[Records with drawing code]
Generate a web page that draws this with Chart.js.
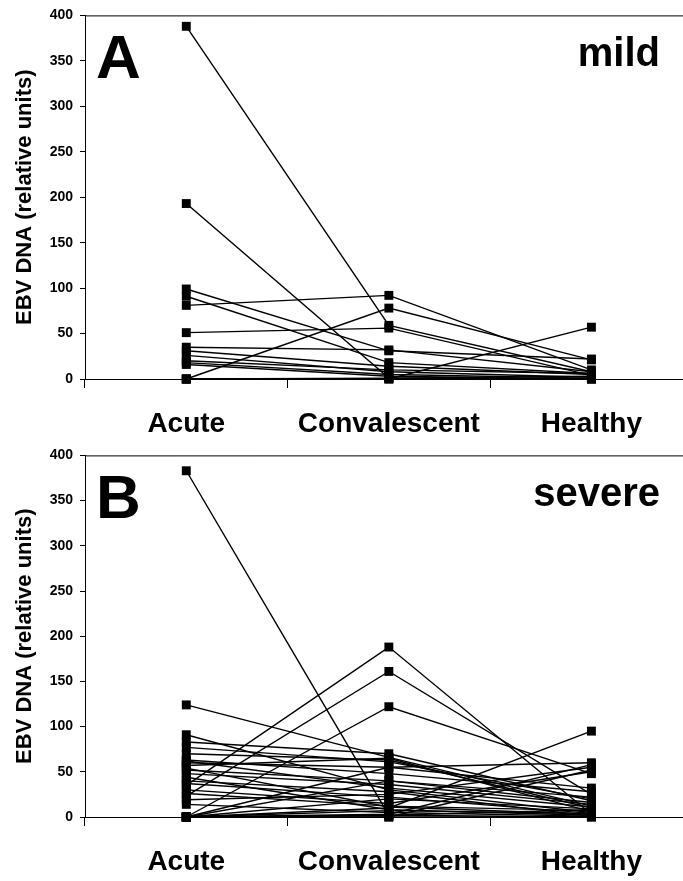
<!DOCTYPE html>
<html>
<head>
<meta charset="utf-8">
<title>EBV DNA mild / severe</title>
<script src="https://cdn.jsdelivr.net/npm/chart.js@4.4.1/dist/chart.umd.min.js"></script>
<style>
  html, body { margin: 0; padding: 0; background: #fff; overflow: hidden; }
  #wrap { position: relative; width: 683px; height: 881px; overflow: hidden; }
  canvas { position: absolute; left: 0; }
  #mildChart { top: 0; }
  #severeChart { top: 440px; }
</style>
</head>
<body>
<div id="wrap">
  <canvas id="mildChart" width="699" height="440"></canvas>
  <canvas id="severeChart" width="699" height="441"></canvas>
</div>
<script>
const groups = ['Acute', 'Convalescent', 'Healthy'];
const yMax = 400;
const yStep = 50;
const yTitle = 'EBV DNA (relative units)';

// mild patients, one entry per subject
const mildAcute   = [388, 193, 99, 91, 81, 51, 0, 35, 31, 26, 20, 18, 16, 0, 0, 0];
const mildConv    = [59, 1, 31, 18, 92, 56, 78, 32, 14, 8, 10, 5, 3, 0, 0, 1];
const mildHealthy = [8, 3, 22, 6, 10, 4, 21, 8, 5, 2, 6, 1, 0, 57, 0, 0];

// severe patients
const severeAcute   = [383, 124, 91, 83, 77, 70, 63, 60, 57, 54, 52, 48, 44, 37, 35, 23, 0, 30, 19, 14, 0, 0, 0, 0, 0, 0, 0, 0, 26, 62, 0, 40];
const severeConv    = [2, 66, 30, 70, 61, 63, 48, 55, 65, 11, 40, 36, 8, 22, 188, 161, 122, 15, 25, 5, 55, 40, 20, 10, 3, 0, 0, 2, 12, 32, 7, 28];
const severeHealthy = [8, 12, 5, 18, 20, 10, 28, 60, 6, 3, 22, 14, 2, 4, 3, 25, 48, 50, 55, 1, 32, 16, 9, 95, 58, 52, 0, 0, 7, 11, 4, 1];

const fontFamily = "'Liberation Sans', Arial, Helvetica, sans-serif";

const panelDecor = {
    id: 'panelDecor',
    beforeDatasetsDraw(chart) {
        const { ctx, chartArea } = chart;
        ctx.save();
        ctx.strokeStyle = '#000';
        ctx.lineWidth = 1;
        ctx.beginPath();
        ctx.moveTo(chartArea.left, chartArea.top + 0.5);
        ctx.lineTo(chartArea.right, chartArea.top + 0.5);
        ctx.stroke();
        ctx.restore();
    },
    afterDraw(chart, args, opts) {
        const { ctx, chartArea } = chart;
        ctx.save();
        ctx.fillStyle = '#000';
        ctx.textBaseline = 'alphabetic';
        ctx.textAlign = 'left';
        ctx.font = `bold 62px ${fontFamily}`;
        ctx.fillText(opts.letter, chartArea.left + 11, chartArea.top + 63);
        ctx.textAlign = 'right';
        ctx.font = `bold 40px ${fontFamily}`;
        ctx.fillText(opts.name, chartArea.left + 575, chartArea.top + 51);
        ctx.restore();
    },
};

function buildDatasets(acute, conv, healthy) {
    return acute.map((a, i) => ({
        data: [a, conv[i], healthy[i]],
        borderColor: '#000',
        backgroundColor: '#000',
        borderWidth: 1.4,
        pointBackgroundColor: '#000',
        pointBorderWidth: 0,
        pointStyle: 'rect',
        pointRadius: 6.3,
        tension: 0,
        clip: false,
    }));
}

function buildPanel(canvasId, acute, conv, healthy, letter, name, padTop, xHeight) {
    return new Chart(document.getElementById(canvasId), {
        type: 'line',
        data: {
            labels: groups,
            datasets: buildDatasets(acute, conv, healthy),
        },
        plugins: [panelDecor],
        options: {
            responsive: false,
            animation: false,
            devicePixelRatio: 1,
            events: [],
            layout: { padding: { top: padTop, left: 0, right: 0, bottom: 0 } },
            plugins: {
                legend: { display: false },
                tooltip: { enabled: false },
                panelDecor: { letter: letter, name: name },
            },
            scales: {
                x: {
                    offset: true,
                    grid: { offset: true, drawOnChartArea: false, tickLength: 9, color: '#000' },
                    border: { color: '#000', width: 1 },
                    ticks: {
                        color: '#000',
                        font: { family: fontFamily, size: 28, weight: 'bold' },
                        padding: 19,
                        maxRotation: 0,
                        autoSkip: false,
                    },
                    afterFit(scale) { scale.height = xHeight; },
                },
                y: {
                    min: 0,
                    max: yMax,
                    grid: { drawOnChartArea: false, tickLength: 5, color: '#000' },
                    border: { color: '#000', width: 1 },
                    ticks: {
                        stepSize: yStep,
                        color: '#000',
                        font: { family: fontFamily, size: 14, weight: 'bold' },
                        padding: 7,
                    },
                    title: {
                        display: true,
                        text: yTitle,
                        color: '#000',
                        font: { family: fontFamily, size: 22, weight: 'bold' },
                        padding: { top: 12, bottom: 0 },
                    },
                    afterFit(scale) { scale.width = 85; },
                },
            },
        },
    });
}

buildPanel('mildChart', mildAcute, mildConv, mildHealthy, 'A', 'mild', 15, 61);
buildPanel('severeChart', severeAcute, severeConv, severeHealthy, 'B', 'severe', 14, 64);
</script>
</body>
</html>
--
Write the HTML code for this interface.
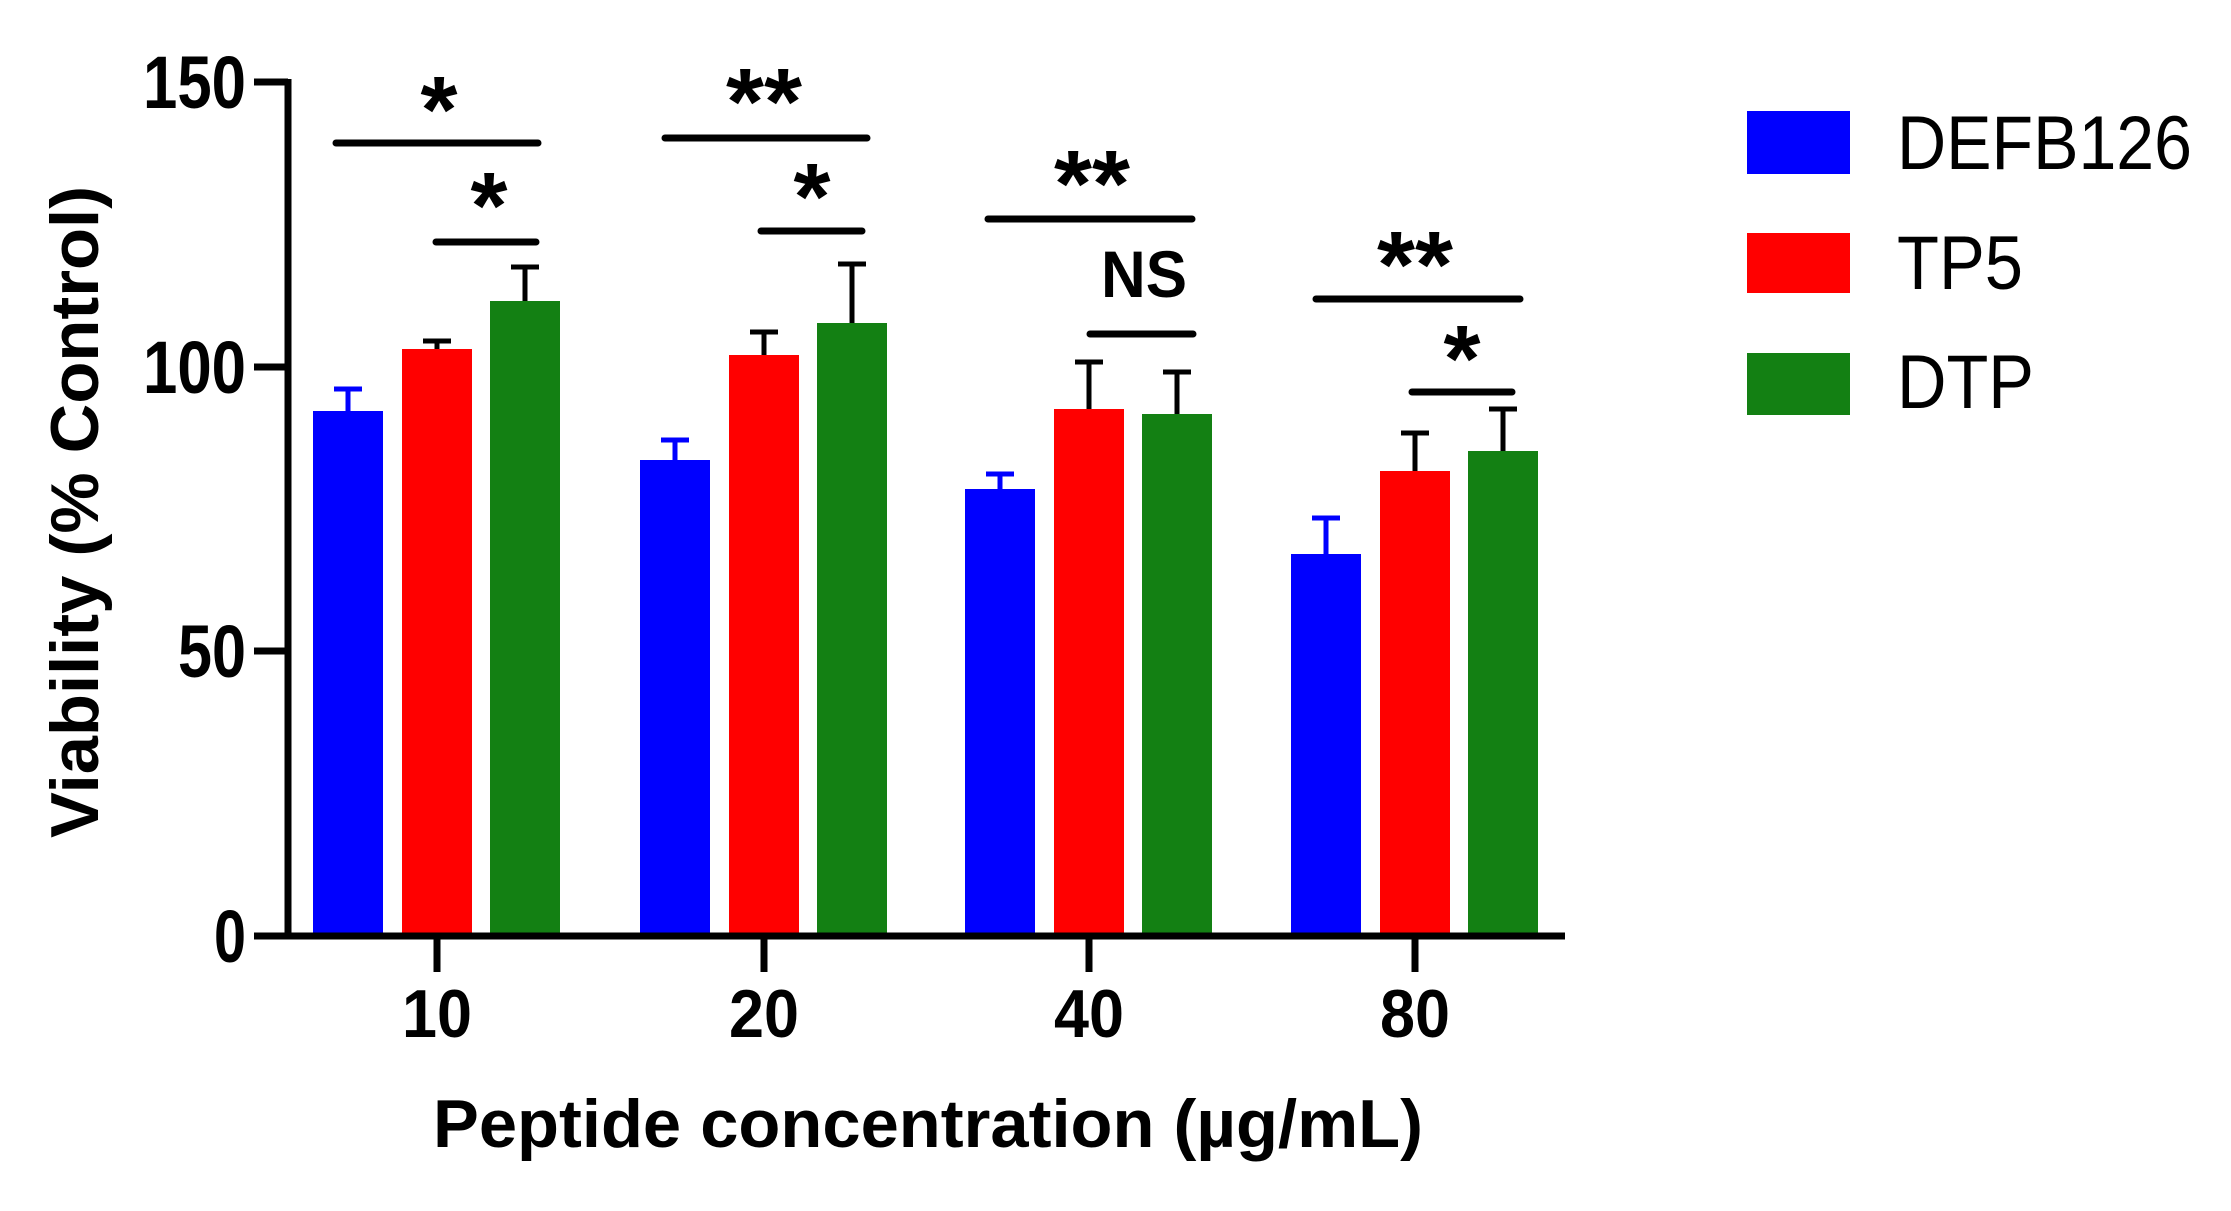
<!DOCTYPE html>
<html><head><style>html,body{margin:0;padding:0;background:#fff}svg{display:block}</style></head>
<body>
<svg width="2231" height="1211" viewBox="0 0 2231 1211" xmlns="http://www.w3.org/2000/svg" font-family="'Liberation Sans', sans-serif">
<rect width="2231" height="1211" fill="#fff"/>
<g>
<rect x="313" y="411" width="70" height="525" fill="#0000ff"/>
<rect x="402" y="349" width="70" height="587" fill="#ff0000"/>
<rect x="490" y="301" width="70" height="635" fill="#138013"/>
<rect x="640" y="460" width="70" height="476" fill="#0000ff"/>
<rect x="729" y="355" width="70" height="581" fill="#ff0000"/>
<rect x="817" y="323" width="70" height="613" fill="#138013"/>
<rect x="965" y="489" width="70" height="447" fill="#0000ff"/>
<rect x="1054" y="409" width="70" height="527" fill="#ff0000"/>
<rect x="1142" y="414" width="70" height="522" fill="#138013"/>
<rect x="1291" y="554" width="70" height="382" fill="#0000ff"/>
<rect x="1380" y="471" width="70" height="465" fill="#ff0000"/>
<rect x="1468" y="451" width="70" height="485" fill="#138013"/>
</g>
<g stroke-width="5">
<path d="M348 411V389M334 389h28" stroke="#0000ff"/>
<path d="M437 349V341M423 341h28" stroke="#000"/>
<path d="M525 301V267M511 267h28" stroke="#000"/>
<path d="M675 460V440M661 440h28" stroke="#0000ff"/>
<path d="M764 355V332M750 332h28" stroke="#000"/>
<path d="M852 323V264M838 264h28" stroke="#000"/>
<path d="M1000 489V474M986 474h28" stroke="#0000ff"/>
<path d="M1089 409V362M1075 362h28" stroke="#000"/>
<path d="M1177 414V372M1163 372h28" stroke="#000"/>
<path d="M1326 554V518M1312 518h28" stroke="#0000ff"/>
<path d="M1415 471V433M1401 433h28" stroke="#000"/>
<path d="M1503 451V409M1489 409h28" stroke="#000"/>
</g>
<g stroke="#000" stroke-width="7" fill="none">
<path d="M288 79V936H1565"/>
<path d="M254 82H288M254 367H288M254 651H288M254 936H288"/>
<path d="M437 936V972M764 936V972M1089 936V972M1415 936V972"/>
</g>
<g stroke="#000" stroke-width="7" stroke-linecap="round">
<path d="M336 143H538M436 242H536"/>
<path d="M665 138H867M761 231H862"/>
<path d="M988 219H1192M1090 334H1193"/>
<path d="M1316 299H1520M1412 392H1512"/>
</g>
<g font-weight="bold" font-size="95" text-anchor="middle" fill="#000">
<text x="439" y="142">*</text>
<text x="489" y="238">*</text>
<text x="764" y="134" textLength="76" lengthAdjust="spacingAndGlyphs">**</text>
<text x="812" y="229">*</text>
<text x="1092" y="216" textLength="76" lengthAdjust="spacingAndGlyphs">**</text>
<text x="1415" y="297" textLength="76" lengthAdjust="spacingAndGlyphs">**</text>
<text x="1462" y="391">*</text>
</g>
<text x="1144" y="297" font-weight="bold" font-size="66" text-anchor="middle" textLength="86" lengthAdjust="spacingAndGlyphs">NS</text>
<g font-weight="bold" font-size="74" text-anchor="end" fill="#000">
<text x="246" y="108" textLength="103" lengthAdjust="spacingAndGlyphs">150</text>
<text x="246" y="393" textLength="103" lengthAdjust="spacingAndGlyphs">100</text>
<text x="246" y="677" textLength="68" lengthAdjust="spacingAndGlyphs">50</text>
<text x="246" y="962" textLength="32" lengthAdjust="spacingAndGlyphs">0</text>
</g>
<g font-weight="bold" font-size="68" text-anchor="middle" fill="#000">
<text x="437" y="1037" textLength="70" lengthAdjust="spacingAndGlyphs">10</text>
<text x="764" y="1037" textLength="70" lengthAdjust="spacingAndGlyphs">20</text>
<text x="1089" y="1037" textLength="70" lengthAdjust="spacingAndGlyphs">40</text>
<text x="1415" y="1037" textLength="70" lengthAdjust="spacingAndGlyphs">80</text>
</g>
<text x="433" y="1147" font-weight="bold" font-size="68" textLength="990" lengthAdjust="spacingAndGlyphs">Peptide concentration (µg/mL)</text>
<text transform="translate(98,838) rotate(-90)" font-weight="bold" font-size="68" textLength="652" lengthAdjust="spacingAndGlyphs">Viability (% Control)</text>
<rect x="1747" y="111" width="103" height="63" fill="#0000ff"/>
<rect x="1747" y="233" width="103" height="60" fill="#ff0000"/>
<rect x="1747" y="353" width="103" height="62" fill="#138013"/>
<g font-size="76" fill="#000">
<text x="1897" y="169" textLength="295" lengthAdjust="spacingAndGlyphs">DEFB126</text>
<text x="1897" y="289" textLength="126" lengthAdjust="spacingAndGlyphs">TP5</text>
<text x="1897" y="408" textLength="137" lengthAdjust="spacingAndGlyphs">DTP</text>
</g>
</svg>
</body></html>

- [Problem to solve]: Going through the entries above, tally each line that has the word "this". Answer with the number only.

- [Task solution]: 2